Lithuania is moving toward a significant shift in how fuel prices are regulated at the pump, aiming to eliminate the “moving target” phenomenon that often leaves drivers frustrated by fluctuating costs. Under a new proposal presented to the Seimas (Parliament), fuel retailers would be restricted to raising their prices only once per day, specifically at 10:00 AM.
This legislative move, introduced by Energy Minister Žygimantas Vaičiūnas, seeks to address a growing gap between digital price transparency and the reality at the nozzle. While price increases would be strictly timed, the proposed amendments to the Law on Energy would place no such restrictions on price reductions, allowing stations to lower costs for consumers at any time.
Fixing the 10:00 AM Price Anchor
The core of the proposal centers on the reliability of information. In the current market, fuel prices can change multiple times within a single day, often triggered by automated systems reacting to global oil market shifts. For the average consumer using a price-comparison app or a website to find the cheapest fuel in their vicinity, this volatility creates a significant hurdle.

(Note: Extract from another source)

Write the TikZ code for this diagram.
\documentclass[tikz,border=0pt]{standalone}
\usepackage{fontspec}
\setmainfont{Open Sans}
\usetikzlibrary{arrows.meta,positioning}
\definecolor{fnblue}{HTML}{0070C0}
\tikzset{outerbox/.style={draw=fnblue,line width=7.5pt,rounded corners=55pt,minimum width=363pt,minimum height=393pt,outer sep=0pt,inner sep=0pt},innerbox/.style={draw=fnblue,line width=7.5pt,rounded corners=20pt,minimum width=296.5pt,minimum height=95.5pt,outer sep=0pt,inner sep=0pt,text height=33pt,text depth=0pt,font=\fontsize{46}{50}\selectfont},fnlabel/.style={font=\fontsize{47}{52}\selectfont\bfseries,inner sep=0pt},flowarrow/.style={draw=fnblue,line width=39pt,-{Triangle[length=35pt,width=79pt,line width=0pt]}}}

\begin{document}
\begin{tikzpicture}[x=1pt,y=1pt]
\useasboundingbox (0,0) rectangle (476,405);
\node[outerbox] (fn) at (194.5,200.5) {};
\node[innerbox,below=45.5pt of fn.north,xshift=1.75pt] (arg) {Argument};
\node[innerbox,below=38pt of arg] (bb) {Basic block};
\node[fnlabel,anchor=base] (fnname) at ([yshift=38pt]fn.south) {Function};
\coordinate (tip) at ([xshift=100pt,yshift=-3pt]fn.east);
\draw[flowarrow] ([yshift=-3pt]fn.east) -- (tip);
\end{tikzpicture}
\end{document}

According to the Ministry of Energy, the lack of a “price fuse” means that the information a driver sees on their smartphone can become obsolete by the time they physically arrive at the petrol station. This effectively renders price comparison tools ineffective and stifles genuine competition, as consumers cannot make informed decisions based on stable data. By locking in price hikes to a specific morning hour, the government hopes to restore the utility of these digital tools and encourage more strategic purchasing behavior among the public.
High Stakes for Retailers
The scale of the Lithuanian fuel market is substantial, comprising approximately 80 companies operating nearly 800 petrol stations across the country. To ensure the new rules are respected, the State Energy Regulatory Council (VERT) will be granted significant oversight powers.

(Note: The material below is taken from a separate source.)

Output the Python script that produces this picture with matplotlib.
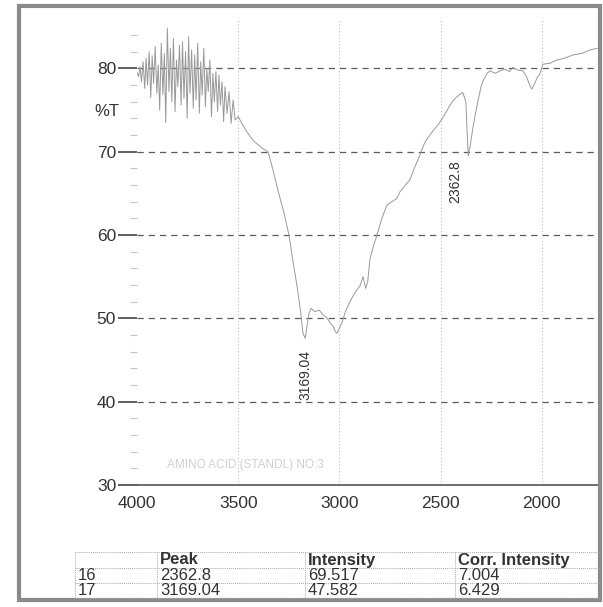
import matplotlib
matplotlib.use("Agg")
import matplotlib.pyplot as plt
from matplotlib.patches import Rectangle
from matplotlib.lines import Line2D
from matplotlib.ticker import MultipleLocator

plt.rcParams["font.family"] = ["Liberation Sans", "DejaVu Sans"]

# spectrum (wavenumber cm-1, %T)
wavenumber = [4000, 3992, 3985, 3978, 3970, 3962, 3955, 3948, 3940, 3932,
              3925, 3918, 3910, 3902, 3895, 3888, 3880, 3872, 3865, 3858,
              3850, 3842, 3835, 3828, 3820, 3812, 3805, 3798, 3790, 3782,
              3775, 3768, 3760, 3752, 3745, 3738, 3730, 3722, 3715, 3708,
              3700, 3692, 3685, 3678, 3670, 3662, 3655, 3648, 3640, 3632,
              3625, 3618, 3610, 3602, 3595, 3588, 3580, 3572, 3565, 3555,
              3545, 3535, 3525, 3515, 3500, 3480, 3460, 3440, 3420, 3400,
              3380, 3353,
              3330, 3310, 3293, 3275, 3259, 3249, 3229, 3210, 3190, 3180,
              3169, 3160, 3150, 3140, 3120, 3100, 3080, 3060, 3046, 3030,
              3020, 3012, 3000, 2987, 2970, 2948, 2925, 2898, 2883, 2870,
              2860, 2849, 2830, 2814, 2790, 2765, 2740, 2716, 2700, 2680,
              2652, 2630, 2602, 2580, 2562, 2537, 2510, 2488, 2460, 2439,
              2410, 2390, 2375, 2368, 2363, 2355, 2340, 2328, 2315, 2300,
              2290, 2270, 2256, 2230, 2206, 2180, 2160, 2142, 2120, 2093,
              2075, 2060, 2049, 2035, 2020, 2010, 1994, 1960, 1925, 1890,
              1846, 1800, 1762, 1725]
transmittance = [79.5, 79.0, 80.2, 78.4, 80.8, 77.6, 81.2, 78.0, 82.0, 76.5,
                 81.5, 78.2, 82.6, 77.0, 80.4, 75.0, 83.0, 76.8, 81.8, 73.5,
                 84.8, 77.2, 82.4, 76.0, 83.6, 74.8, 81.0, 77.8, 82.8, 75.6,
                 83.2, 76.4, 82.0, 74.0, 83.8, 77.0, 82.2, 75.2, 81.6, 76.2,
                 83.0, 74.6, 80.8, 76.8, 82.4, 75.4, 80.0, 77.2, 81.0, 74.2,
                 79.4, 76.0, 79.6, 74.8, 79.2, 75.6, 78.4, 73.6, 77.8, 74.6,
                 77.2, 73.4, 76.2, 73.8, 74.2, 73.3, 72.5, 71.8, 71.2, 70.8,
                 70.4, 70.0,
                 68.0, 66.0, 64.4, 62.8, 61.1, 60.0, 56.8, 54.0, 50.5, 48.2,
                 47.6, 49.0, 50.6, 51.2, 50.8, 51.0, 50.4, 50.0, 49.5, 49.0,
                 48.4, 48.2, 48.8, 49.5, 50.8, 52.0, 53.0, 53.9, 55.0, 53.6,
                 54.4, 57.1, 58.8, 60.0, 62.0, 63.6, 64.0, 64.4, 65.2, 65.8,
                 66.6, 68.0, 69.6, 71.0, 71.7, 72.5, 73.3, 74.1, 75.3, 76.1,
                 76.8, 77.1, 76.0, 72.0, 69.5, 70.5, 72.9, 74.5, 76.1, 77.8,
                 78.5, 79.4, 79.7, 79.4, 79.7, 79.9, 79.6, 80.1, 79.8, 79.7,
                 79.0, 78.0, 77.5, 78.2, 79.0, 79.3, 80.5, 80.6, 81.0, 81.2,
                 81.6, 81.8, 82.2, 82.4]

# peak table
row_ids = ["16", "17"]
peaks = [2362.8, 3169.04]
peak_labels = ["2362.8", "3169.04"]
intensity = ["69.517", "47.582"]
corr_intensity = ["7.004", "6.429"]
table_header = ["", "Peak", "Intensity", "Corr. Intensity"]
# where the rotated peak labels end (bottom, in %T)
peak_label_base = [63.8, 40.2]
peak_label_shift = [-65, 0]

y_ticks = [30, 40, 50, 60, 70, 80]
x_ticks = [4000, 3500, 3000, 2500, 2000]
sample_name = "AMINO ACID (STANDL) NO:3"

W, H = 603, 607
fig = plt.figure(figsize=(W / 100, H / 100), dpi=100)
ax = fig.add_axes([137 / W, 1 - 485 / H, (598 - 137) / W, (485 - 20) / H])

ax.plot(wavenumber, transmittance, color="#999999", lw=0.7)

ax.set_xlim(4000, 1722)
ax.set_ylim(30, 85.8)

# grid
for v in y_ticks[1:]:
    ax.axhline(v, color="#5a5a5a", lw=0.9, ls=(0, (5, 4)), zorder=0)
for v in x_ticks[1:]:
    ax.axvline(v, color="#c0c0c0", lw=0.8, ls=(0, (1, 2)), zorder=0)

for s in ["top", "right", "left"]:
    ax.spines[s].set_visible(False)
ax.spines["bottom"].set_color("#555555")
ax.spines["bottom"].set_linewidth(1.2)

ax.set_yticks(y_ticks)
ax.yaxis.set_minor_locator(MultipleLocator(2))
ax.tick_params(axis="y", which="major", length=14, width=1.2, color="#444444",
               labelsize=12.5, labelcolor="#333333", pad=1)
ax.tick_params(axis="y", which="minor", length=5, width=0.8, color="#c4c4c4")
ax.set_xticks(x_ticks)
ax.set_xticklabels([str(v) for v in x_ticks])
ax.tick_params(axis="x", length=0, labelsize=12.5, labelcolor="#333333", pad=8)

fig.text(119 / W, 1 - 112 / H, "%T", ha="right", va="center",
         fontsize=12, color="#333333")

# peak labels
for p, lab, base, dx in zip(peaks, peak_labels, peak_label_base, peak_label_shift):
    ax.text(p - dx, base, lab, rotation=90, ha="center", va="bottom",
            fontsize=10, color="#333333")

fig.text(245 / W, 1 - 465 / H, sample_name, ha="center", va="center",
         fontsize=8.5, color="#d0d0d0")

# table
col_x = [75, 157, 305, 455, 600]
row_y = [552, 568, 583, 598]
for yy in row_y:
    fig.add_artist(Line2D([col_x[0] / W, col_x[-1] / W], [1 - yy / H, 1 - yy / H],
                          color="#aaaaaa", lw=0.7, ls=(0, (1, 1))))
for xx in col_x[:-1]:
    fig.add_artist(Line2D([xx / W, xx / W], [1 - row_y[0] / H, 1 - row_y[-1] / H],
                          color="#aaaaaa", lw=0.7, ls=(0, (1, 1))))
for j, h in enumerate(table_header):
    fig.text((col_x[j] + 3) / W, 1 - 560 / H, h, ha="left", va="center",
             fontsize=12, fontweight="bold", color="#333333")
rows = list(zip(row_ids, peak_labels, intensity, corr_intensity))
for i, row in enumerate(rows):
    yy = 575.5 + i * 15
    for j, val in enumerate(row):
        fig.text((col_x[j] + 3) / W, 1 - yy / H, val, ha="left", va="center",
                 fontsize=12, color="#333333")

# scanned page frame
fig.add_artist(Rectangle((19 / W, 1 - 600 / H), (600 - 19) / W, (600 - 6) / H,
                         transform=fig.transFigure, fill=False,
                         edgecolor="#8a8a8a", lw=3))

fig.savefig("out.png", dpi=100)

| Legislative Detail | Data Point |
|---|---|
| Affected Entities | 80 companies / 800 stations |
| Maximum Penalty | 10% of annual revenue |
| Vote Count (First Reading) | 75 For, 3 Against, 12 Abstained |
| Next Scheduled Review | June 2 |
The proposed penalties for non-compliance are notably severe. Companies found to be adjusting their prices outside of the permitted window could face fines of up to 10% of their annual turnover. This heavy-handed approach is intended to prevent larger chains from simply absorbing smaller fines as a cost of doing business while continuing to manipulate intraday pricing.
Following the European Lead
Lithuania is not the first European nation to explore such restrictions. The proposed legal framework draws heavily on existing “best practices” from Germany and Austria. In those markets, similar regulations were introduced to curb the “price cycles” where retailers would hike prices in the evenings or during peak commute hours.

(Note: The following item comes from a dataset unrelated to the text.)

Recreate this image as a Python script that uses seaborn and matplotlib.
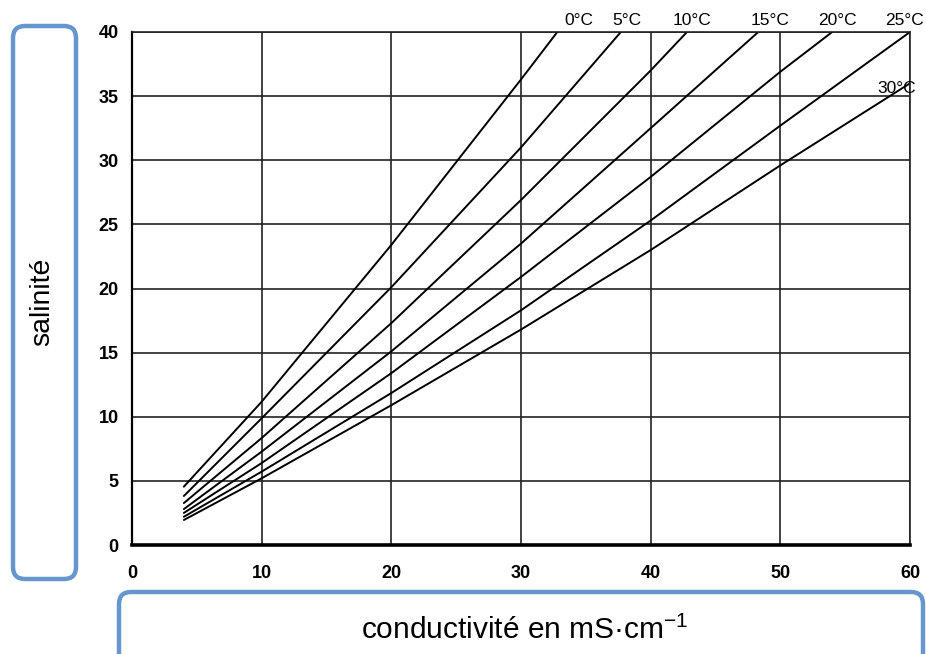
import numpy as np
import pandas as pd
import matplotlib
matplotlib.use("Agg")
import matplotlib.pyplot as plt
import seaborn as sns
from matplotlib.patches import FancyBboxPatch

# salinité en fonction de la conductivité, une courbe par température
temperatures = ["0°C", "5°C", "10°C", "15°C", "20°C", "25°C", "30°C"]
cond_0 = [4, 10, 20, 30, 32.8]
sal_0 = [4.55, 11.17, 23.4, 36.3, 40]
cond_5 = [4, 10, 20, 30, 37.7]
sal_5 = [3.82, 9.88, 20.1, 31.0, 40]
cond_10 = [4, 10, 20, 30, 40, 42.8]
sal_10 = [3.27, 8.34, 17.3, 26.9, 37.0, 40]
cond_15 = [4, 10, 20, 30, 40, 48.3]
sal_15 = [2.8, 7.28, 15.1, 23.5, 32.5, 40]
cond_20 = [4, 10, 20, 30, 40, 50, 54.0]
sal_20 = [2.5, 6.39, 13.4, 20.9, 28.7, 36.9, 40]
cond_25 = [4, 10, 20, 30, 40, 50, 60]
sal_25 = [2.2, 5.72, 11.85, 18.3, 25.3, 32.7, 40]
cond_30 = [4, 10, 20, 30, 40, 50, 60]
sal_30 = [1.95, 5.2, 10.9, 16.8, 23.0, 29.6, 36.0]

# position des étiquettes de température
label_x = [34.5, 38.2, 43.2, 49.2, 54.4, 59.6, 59.0]
label_y = [40.3, 40.3, 40.3, 40.3, 40.3, 40.3, 35.6]

x_ticks = [0, 10, 20, 30, 40, 50, 60]
y_ticks = [0, 5, 10, 15, 20, 25, 30, 35, 40]

all_cond = [cond_0, cond_5, cond_10, cond_15, cond_20, cond_25, cond_30]
all_sal = [sal_0, sal_5, sal_10, sal_15, sal_20, sal_25, sal_30]
rows = []
for t, cs, ss in zip(temperatures, all_cond, all_sal):
    for c, s in zip(cs, ss):
        rows.append({"temp": t, "cond": c, "sal": s})
df = pd.DataFrame(rows)

sns.set_style("white")
plt.rcParams["font.family"] = ["Liberation Sans", "DejaVu Sans"]
plt.rcParams["text.color"] = "black"
plt.rcParams["xtick.color"] = "black"
plt.rcParams["ytick.color"] = "black"

fig = plt.figure(figsize=(9.26, 6.54), dpi=100)
ax = fig.add_axes([132 / 926, 109 / 654, 778 / 926, 513 / 654])

sns.lineplot(data=df, x="cond", y="sal", hue="temp", palette=["black"] * 7,
             linewidth=1.4, legend=False, sort=False, ax=ax)

ax.set_xlim(0, 60)
ax.set_ylim(0, 40)
ax.set_xticks(x_ticks)
ax.set_yticks(y_ticks)
ax.grid(True, color="#222222", linewidth=1.2)
ax.set_axisbelow(True)
for side in ["top", "right"]:
    ax.spines[side].set_color("#222222")
    ax.spines[side].set_linewidth(1.2)
ax.spines["left"].set_color("black")
ax.spines["left"].set_linewidth(1.6)
ax.spines["bottom"].set_color("black")
ax.spines["bottom"].set_linewidth(2.6)
ax.tick_params(axis="both", direction="inout", length=7, width=1.2, color="black",
               labelcolor="black", labelsize=13)
ax.tick_params(axis="x", pad=11)
ax.tick_params(axis="y", pad=6)
for lab in ax.get_xticklabels() + ax.get_yticklabels():
    lab.set_fontweight("bold")
ax.set_xlabel("")
ax.set_ylabel("")

for t, lx, ly in zip(temperatures, label_x, label_y):
    ax.text(lx, ly, t, ha="center", va="bottom" if ly > 40 else "center",
            fontsize=12.5, color="black", clip_on=False)

# cadres arrondis des titres d'axes
box_kw = dict(boxstyle="round,pad=0,rounding_size=0.12", facecolor="white",
              edgecolor="#6597CE", linewidth=3.2, transform=fig.dpi_scale_trans,
              clip_on=False, zorder=0.5)
fig.patches.append(FancyBboxPatch((0.13, 0.75), 0.63, 5.53, **box_kw))
fig.patches.append(FancyBboxPatch((1.19, -0.3), 8.04, 0.92, **box_kw))

fig.text(0.42 / 9.26, 3.52 / 6.54, "salinité", rotation=90, ha="center", va="center",
         fontsize=20.5, color="black")
fig.text(5.25 / 9.26, 0.24 / 6.54, r"conductivité en mS·cm$^{\mathregular{-1}}$",
         ha="center", va="center", fontsize=21.5, color="black")

fig.savefig("out.png", dpi=100)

Critics of the move often argue that such restrictions could lead to higher average prices as retailers “price in” the risk of not being able to hike rates later in the day. However, the Lithuanian Ministry of Energy maintains that the primary goal is consumer protection and the restoration of market transparency.
The Seimas has shown strong initial support for the measure, with 75 members voting in favor during the first reading. The proposal has now been moved to the Committee on Energy and Sustainable Development for deeper technical analysis. While the bill still needs to pass further readings and committee scrutiny, the overwhelming initial support suggests a clear political will to stabilize the pricing environment for Lithuania’s motorists.